# WRITTEN INSTRUCTION
Your task is to write out only the lines running from the line with "Emit a Python" to the line with "10.1, 8.13, 6.65, 5.49, 4.26, 2.39]", both ends kept, with no images.

# DATA

---

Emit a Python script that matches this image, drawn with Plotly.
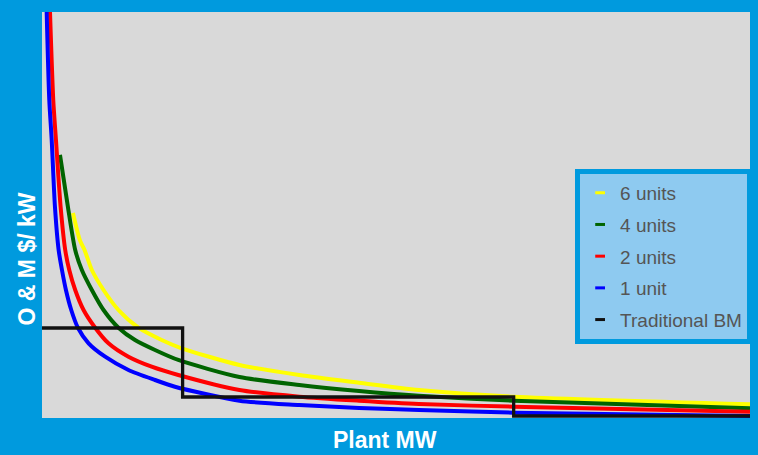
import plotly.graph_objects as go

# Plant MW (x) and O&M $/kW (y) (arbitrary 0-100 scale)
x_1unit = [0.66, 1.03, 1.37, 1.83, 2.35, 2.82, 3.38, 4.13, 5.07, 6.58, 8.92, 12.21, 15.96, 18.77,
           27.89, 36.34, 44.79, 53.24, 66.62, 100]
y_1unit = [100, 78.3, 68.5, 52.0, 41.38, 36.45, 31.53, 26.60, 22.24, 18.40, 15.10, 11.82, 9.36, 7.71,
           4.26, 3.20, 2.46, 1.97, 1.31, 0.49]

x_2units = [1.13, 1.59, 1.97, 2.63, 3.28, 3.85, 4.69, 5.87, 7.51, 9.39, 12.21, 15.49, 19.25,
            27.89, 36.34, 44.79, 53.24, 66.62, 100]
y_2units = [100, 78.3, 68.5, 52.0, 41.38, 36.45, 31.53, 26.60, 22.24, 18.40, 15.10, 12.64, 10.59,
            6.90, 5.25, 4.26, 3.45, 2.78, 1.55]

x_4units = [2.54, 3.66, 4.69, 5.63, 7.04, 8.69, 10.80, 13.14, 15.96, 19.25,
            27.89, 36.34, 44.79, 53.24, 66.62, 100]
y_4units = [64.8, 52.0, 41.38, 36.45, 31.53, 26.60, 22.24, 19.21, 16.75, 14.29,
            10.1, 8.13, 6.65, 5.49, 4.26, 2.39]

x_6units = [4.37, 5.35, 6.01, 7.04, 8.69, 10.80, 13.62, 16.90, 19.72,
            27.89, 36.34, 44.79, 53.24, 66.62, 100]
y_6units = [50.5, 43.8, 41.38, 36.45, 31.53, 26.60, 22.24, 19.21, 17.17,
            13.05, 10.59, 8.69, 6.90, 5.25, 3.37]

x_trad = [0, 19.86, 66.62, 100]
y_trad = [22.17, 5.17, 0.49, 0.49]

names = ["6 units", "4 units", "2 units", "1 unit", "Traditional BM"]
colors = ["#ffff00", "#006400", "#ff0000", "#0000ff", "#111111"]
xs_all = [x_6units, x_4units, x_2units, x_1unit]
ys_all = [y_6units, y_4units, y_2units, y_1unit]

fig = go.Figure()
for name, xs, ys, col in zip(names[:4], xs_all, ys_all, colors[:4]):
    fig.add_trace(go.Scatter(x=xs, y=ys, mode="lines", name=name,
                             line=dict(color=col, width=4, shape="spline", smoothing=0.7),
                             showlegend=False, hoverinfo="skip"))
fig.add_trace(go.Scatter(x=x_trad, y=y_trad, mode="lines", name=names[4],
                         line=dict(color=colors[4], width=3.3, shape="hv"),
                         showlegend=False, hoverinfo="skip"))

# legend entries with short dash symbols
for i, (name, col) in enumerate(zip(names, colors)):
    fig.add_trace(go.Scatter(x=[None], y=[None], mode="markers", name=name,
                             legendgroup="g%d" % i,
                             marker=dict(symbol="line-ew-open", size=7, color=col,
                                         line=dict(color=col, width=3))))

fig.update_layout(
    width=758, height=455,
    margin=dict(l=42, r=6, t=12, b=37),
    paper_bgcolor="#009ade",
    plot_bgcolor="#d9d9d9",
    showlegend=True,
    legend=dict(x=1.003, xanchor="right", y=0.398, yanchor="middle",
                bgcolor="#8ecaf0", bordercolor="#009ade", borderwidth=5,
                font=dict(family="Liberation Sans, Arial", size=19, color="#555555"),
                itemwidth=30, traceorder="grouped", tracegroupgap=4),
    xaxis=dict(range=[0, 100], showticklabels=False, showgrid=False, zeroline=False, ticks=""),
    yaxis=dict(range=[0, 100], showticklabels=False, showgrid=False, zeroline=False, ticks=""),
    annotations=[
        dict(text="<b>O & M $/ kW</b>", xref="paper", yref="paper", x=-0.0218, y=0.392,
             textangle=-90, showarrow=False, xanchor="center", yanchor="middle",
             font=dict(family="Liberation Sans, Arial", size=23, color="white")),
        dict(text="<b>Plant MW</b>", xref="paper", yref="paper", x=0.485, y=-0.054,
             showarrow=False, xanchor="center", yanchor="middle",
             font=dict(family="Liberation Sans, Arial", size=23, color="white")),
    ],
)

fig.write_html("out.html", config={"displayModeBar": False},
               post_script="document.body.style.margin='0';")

---

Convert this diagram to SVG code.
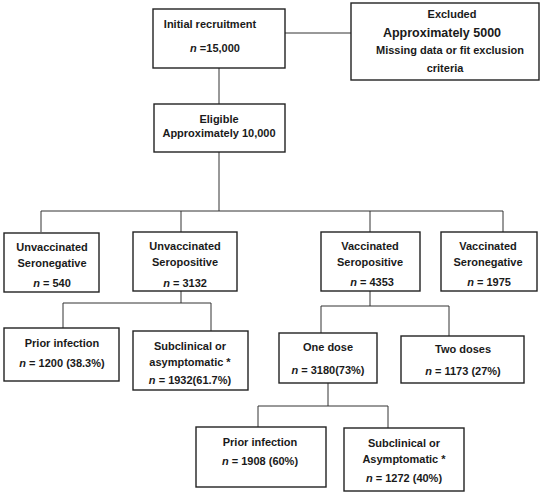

---

# SOLUTION FOR THIS EXERCISE
Emit a Python script that matches this image, drawn with Plotly.
import plotly.graph_objects as go

# Plant MW (x) and O&M $/kW (y) (arbitrary 0-100 scale)
x_1unit = [0.66, 1.03, 1.37, 1.83, 2.35, 2.82, 3.38, 4.13, 5.07, 6.58, 8.92, 12.21, 15.96, 18.77,
           27.89, 36.34, 44.79, 53.24, 66.62, 100]
y_1unit = [100, 78.3, 68.5, 52.0, 41.38, 36.45, 31.53, 26.60, 22.24, 18.40, 15.10, 11.82, 9.36, 7.71,
           4.26, 3.20, 2.46, 1.97, 1.31, 0.49]

x_2units = [1.13, 1.59, 1.97, 2.63, 3.28, 3.85, 4.69, 5.87, 7.51, 9.39, 12.21, 15.49, 19.25,
            27.89, 36.34, 44.79, 53.24, 66.62, 100]
y_2units = [100, 78.3, 68.5, 52.0, 41.38, 36.45, 31.53, 26.60, 22.24, 18.40, 15.10, 12.64, 10.59,
            6.90, 5.25, 4.26, 3.45, 2.78, 1.55]

x_4units = [2.54, 3.66, 4.69, 5.63, 7.04, 8.69, 10.80, 13.14, 15.96, 19.25,
            27.89, 36.34, 44.79, 53.24, 66.62, 100]
y_4units = [64.8, 52.0, 41.38, 36.45, 31.53, 26.60, 22.24, 19.21, 16.75, 14.29,
            10.1, 8.13, 6.65, 5.49, 4.26, 2.39]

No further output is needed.